22. By virtue of Article 226(1) of the Constitution, this High Court shall have power to issue appropriate orders to all Courts and Tribunals throughout the territories of this State, in relation to which it exercises jurisdiction, and can call for the returns from such Tribunals and may also make order, issue general rules and prescribe forms for regulating the practice and proceedings of such Courts and Tribunals. If a Tribunal is constituted as Appellate Tribunal for hearing appeals against decisions of more than one original Tribunal situated in different States, in our view, in such a case, for the purpose of challenging the orders of such Appellate Tribunals by way of an application under Article 226 or 227 of the Constitution, the aggrieved party is to approach the High Court of that State within the territorial limit of which the original Tribunal exercises jurisdiction in a particular case.

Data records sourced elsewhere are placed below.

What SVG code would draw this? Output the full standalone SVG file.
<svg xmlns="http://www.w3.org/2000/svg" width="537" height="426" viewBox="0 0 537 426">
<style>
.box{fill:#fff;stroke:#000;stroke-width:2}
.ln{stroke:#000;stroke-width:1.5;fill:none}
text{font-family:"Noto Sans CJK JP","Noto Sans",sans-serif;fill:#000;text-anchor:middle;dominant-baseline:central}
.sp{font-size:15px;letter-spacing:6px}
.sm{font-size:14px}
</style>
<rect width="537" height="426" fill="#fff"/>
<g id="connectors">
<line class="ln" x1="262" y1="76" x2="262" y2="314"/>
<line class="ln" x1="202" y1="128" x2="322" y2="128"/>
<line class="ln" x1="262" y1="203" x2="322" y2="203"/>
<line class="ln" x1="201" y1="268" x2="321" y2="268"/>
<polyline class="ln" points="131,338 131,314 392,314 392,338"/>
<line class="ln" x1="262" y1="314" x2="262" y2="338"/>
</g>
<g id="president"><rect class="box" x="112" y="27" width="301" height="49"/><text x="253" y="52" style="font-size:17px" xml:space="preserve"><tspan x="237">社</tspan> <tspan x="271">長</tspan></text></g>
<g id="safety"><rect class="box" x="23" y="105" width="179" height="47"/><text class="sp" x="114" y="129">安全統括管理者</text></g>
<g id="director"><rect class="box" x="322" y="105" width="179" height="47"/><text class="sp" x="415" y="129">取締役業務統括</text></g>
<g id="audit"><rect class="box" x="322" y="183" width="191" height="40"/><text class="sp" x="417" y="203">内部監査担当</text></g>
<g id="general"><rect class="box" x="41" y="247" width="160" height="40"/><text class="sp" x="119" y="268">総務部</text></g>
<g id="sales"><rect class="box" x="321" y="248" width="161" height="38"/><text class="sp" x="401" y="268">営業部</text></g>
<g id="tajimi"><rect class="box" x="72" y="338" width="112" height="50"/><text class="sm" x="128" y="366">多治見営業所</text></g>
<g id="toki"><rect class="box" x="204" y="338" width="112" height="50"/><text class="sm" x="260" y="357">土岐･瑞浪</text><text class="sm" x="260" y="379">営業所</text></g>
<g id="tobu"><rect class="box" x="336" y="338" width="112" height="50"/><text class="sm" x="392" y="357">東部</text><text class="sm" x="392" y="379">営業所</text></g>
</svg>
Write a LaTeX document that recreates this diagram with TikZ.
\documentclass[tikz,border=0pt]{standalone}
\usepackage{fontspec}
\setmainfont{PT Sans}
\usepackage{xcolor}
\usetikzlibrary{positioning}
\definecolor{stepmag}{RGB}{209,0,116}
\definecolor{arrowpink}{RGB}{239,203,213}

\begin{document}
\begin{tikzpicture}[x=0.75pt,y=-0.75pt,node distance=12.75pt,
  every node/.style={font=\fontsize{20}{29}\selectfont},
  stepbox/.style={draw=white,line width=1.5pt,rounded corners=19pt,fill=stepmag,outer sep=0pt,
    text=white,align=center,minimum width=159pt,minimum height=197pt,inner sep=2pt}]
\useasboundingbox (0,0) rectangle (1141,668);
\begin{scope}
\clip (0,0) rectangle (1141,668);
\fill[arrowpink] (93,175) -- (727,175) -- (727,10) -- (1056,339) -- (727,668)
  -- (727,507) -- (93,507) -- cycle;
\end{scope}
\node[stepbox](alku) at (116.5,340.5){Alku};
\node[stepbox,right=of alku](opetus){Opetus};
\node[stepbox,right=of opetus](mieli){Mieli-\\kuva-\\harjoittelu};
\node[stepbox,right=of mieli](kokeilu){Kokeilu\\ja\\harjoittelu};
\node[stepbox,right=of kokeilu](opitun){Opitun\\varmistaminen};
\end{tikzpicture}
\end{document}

23. While entertaining the petitions under Article 226 of the Constitution of India, this Court must ascertain as to what is the effect of interference prayed for in the Writ Petitions. If the result of such intervention is that an order of a Tribunal, over which this High Court has no power of superintendence, has to be subjected to scrutiny, then, in that case, this High Court should refuse to entertain such a request. Therefore, there is no difficulty for this Court to conclude that this High Court would not entertain the Writ Petitions mainly on two reasons, namely, (i) it would amount to interfering into and usurping the power of the Andhra Pradesh High Court, which alone is vested with the power of going into the legality or otherwise of the order of the Tribunal at Hyderabad, which has been confirmed by the Appellate Tribunal at Chennai and (ii) the seat of the Appellate Authority must be deemed to be within Hyderabad, though the building of the Office is situated at Chennai, for convenience.

17. In view of what is stated above in the Division Bench judgment, the writ petitions are dismissed. No costs. Consequently, W.P.M.P. No. 10886 of 2006 and W.V.M.P. No. 1412 of 2006 are closed.